• _Material to process_:
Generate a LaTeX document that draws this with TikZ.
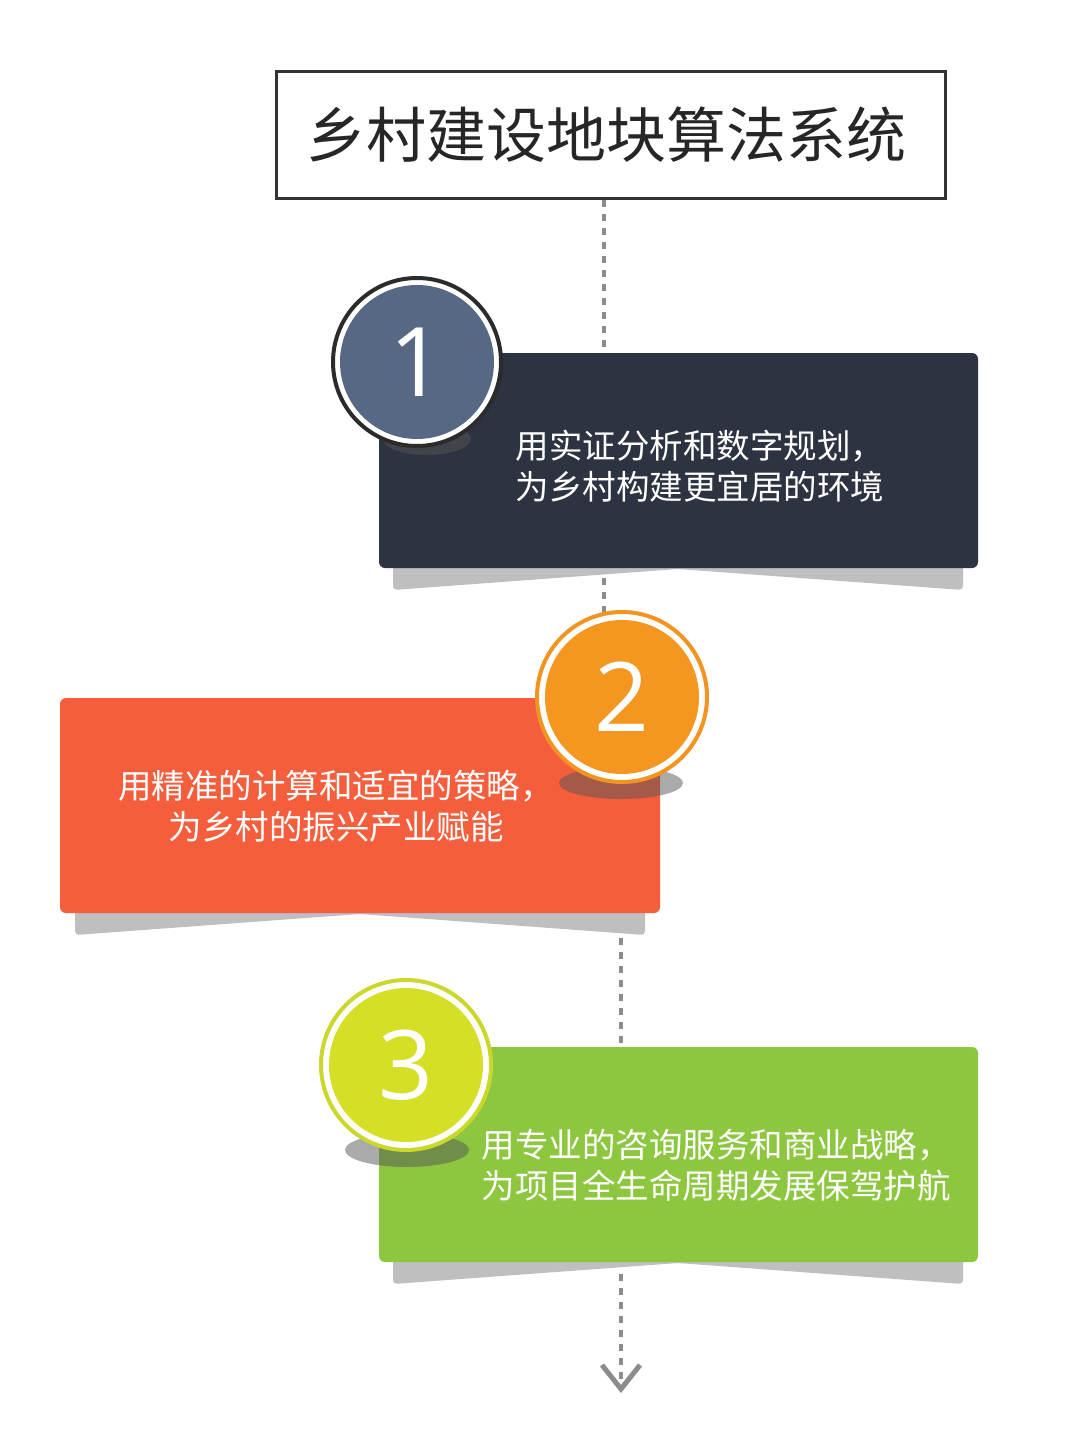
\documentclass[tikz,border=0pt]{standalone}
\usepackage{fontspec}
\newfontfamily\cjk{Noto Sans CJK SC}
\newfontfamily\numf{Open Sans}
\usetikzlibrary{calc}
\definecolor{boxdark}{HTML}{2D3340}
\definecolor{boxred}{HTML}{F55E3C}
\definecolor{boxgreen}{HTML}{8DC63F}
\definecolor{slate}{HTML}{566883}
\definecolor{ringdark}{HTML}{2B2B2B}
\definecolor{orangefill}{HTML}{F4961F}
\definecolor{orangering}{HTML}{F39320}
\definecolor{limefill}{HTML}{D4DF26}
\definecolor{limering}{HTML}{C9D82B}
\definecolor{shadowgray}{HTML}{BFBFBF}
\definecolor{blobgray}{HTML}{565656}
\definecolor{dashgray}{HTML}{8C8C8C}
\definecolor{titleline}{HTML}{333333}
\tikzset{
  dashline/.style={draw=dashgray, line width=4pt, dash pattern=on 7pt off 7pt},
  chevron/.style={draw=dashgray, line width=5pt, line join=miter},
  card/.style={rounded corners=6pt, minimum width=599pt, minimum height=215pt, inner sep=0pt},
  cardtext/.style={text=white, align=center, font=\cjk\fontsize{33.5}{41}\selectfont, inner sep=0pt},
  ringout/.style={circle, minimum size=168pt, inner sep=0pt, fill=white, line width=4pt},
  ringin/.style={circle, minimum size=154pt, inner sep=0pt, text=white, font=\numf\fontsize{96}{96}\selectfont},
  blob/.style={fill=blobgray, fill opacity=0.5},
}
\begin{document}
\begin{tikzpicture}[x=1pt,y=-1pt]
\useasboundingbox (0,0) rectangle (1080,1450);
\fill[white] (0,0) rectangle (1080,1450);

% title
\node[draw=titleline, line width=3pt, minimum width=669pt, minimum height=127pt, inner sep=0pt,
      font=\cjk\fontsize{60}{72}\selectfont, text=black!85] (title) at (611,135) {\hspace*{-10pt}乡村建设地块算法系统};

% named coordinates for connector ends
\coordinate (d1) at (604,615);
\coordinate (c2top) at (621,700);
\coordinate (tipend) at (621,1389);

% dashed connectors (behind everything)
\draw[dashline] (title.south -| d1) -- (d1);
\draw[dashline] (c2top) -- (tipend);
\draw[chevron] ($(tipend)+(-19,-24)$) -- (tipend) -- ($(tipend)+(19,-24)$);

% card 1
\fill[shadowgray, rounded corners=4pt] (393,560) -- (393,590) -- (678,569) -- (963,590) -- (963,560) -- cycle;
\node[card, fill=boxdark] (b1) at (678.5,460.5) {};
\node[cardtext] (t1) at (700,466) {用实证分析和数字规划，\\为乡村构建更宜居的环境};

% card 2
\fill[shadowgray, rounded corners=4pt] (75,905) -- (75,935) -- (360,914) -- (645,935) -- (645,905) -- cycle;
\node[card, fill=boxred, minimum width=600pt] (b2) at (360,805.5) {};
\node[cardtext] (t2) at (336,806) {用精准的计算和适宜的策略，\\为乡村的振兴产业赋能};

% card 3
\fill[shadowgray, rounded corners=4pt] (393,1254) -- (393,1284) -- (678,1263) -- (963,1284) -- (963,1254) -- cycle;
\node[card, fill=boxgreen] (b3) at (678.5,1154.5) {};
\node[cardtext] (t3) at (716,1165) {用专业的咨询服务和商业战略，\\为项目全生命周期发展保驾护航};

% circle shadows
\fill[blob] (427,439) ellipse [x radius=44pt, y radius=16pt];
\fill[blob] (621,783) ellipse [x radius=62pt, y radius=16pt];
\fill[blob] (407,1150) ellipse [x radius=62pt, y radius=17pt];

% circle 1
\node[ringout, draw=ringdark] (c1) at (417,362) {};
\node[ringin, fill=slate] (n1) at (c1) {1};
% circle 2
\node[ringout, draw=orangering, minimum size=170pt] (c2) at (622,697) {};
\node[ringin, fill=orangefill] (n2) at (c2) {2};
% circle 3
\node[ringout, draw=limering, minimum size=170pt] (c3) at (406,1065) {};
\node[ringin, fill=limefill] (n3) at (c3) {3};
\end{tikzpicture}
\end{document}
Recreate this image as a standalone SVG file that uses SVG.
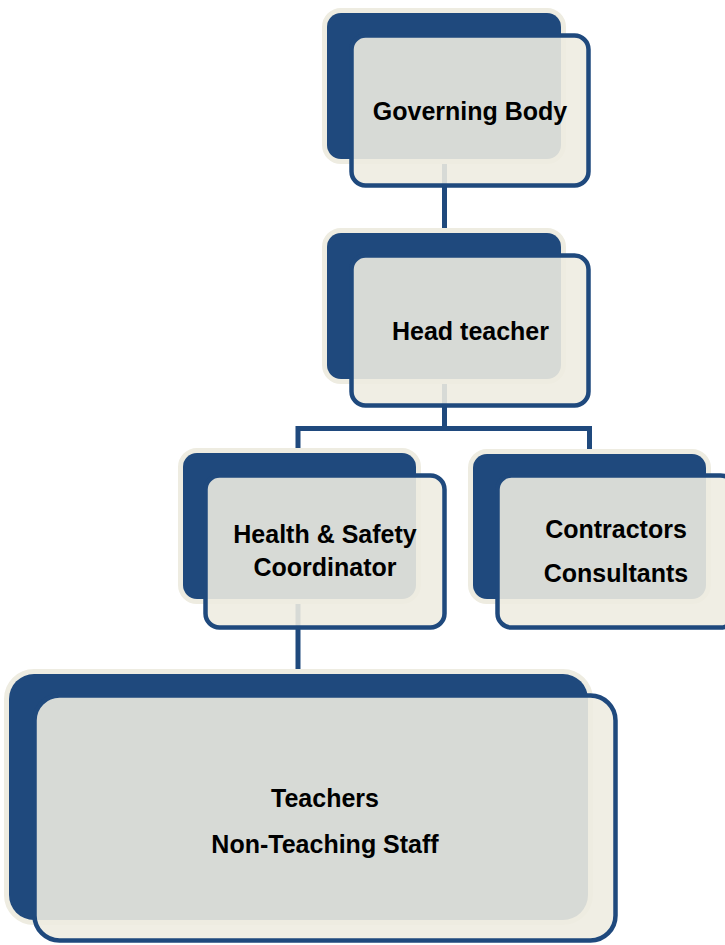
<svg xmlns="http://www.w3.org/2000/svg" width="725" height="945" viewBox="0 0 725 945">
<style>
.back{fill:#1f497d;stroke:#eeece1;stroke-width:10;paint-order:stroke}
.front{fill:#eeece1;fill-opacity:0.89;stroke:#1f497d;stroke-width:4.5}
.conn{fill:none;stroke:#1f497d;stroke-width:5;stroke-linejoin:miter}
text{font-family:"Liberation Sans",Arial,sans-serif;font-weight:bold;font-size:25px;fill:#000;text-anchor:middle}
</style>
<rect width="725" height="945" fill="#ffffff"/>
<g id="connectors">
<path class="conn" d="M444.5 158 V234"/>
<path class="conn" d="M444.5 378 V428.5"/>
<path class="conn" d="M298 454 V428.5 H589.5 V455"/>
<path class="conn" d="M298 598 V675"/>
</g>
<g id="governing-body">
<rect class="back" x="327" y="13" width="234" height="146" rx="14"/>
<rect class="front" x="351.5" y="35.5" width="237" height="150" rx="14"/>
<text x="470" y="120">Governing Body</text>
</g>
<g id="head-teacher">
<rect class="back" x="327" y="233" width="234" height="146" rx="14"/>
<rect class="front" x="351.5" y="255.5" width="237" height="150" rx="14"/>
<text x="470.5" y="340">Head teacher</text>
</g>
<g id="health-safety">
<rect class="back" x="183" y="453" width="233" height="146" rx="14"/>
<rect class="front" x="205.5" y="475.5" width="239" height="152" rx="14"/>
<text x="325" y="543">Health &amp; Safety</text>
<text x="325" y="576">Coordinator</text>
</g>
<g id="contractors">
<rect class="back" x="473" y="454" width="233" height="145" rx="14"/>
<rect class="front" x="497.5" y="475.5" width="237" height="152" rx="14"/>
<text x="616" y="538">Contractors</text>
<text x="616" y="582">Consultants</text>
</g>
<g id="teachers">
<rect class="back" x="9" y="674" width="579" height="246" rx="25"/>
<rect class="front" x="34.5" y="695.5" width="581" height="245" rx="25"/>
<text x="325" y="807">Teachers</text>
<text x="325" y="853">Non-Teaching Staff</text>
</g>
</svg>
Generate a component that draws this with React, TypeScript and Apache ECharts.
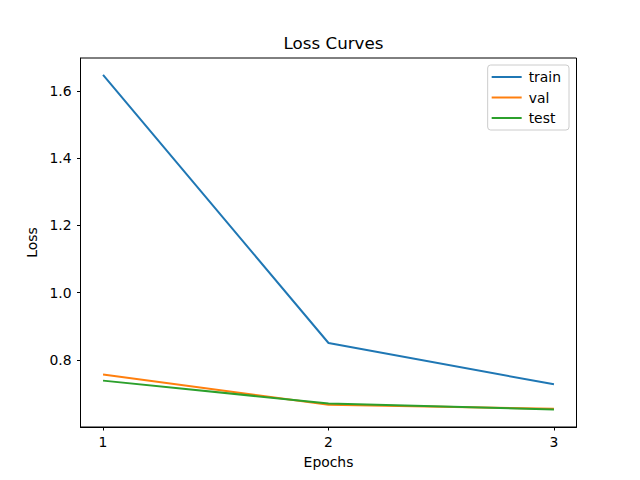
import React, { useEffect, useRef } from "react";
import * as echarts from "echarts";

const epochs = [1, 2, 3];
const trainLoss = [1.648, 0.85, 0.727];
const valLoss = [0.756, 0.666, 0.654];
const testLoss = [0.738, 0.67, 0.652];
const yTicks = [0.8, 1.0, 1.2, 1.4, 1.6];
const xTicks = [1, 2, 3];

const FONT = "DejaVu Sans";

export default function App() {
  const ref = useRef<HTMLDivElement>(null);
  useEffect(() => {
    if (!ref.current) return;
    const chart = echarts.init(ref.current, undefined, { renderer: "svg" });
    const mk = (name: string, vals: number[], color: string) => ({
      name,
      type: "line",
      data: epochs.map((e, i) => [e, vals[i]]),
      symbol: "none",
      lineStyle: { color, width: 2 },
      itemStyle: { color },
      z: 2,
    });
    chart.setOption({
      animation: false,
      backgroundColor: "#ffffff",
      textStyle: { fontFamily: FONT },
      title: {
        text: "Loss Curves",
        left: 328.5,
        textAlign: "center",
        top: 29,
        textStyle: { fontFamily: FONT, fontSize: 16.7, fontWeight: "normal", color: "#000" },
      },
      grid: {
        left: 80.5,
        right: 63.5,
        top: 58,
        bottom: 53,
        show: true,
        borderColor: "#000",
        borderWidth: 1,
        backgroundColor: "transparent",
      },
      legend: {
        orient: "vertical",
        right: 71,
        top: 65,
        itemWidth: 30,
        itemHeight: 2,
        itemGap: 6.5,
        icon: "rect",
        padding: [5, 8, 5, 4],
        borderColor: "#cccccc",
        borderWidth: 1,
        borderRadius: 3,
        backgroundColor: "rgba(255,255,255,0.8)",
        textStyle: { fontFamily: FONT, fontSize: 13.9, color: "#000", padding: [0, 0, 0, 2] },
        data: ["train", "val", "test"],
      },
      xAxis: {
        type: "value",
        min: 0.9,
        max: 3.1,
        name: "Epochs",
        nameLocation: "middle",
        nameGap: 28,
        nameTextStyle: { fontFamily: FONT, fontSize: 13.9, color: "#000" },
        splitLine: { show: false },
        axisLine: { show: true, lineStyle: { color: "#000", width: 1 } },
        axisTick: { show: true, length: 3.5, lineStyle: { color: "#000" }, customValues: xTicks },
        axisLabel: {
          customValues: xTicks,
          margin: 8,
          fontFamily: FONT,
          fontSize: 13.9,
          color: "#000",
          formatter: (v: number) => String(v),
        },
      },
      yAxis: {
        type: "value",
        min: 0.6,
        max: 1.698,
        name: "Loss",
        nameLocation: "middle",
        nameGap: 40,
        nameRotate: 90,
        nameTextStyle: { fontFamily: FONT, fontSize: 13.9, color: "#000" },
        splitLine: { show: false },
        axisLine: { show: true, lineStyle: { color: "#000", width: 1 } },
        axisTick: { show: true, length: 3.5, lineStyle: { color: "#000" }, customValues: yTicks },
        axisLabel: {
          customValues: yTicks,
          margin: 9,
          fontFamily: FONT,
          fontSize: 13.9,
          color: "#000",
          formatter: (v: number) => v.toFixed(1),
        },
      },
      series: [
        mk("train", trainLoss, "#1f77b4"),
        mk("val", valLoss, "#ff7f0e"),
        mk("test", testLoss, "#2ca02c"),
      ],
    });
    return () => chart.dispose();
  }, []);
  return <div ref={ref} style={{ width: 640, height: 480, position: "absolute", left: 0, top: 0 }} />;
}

• _Task_: Write out again exactly the lines from the start of the data above through the line containing "text=black!85] (title) at", inclusive, excluding any pictures.

• _Response to the task_:
Generate a LaTeX document that draws this with TikZ.
\documentclass[tikz,border=0pt]{standalone}
\usepackage{fontspec}
\newfontfamily\cjk{Noto Sans CJK SC}
\newfontfamily\numf{Open Sans}
\usetikzlibrary{calc}
\definecolor{boxdark}{HTML}{2D3340}
\definecolor{boxred}{HTML}{F55E3C}
\definecolor{boxgreen}{HTML}{8DC63F}
\definecolor{slate}{HTML}{566883}
\definecolor{ringdark}{HTML}{2B2B2B}
\definecolor{orangefill}{HTML}{F4961F}
\definecolor{orangering}{HTML}{F39320}
\definecolor{limefill}{HTML}{D4DF26}
\definecolor{limering}{HTML}{C9D82B}
\definecolor{shadowgray}{HTML}{BFBFBF}
\definecolor{blobgray}{HTML}{565656}
\definecolor{dashgray}{HTML}{8C8C8C}
\definecolor{titleline}{HTML}{333333}
\tikzset{
  dashline/.style={draw=dashgray, line width=4pt, dash pattern=on 7pt off 7pt},
  chevron/.style={draw=dashgray, line width=5pt, line join=miter},
  card/.style={rounded corners=6pt, minimum width=599pt, minimum height=215pt, inner sep=0pt},
  cardtext/.style={text=white, align=center, font=\cjk\fontsize{33.5}{41}\selectfont, inner sep=0pt},
  ringout/.style={circle, minimum size=168pt, inner sep=0pt, fill=white, line width=4pt},
  ringin/.style={circle, minimum size=154pt, inner sep=0pt, text=white, font=\numf\fontsize{96}{96}\selectfont},
  blob/.style={fill=blobgray, fill opacity=0.5},
}
\begin{document}
\begin{tikzpicture}[x=1pt,y=-1pt]
\useasboundingbox (0,0) rectangle (1080,1450);
\fill[white] (0,0) rectangle (1080,1450);

% title
\node[draw=titleline, line width=3pt, minimum width=669pt, minimum height=127pt, inner sep=0pt,
      font=\cjk\fontsize{60}{72}\selectfont, text=black!85] (title) at (611,135) {\hspace*{-10pt}乡村建设地块算法系统};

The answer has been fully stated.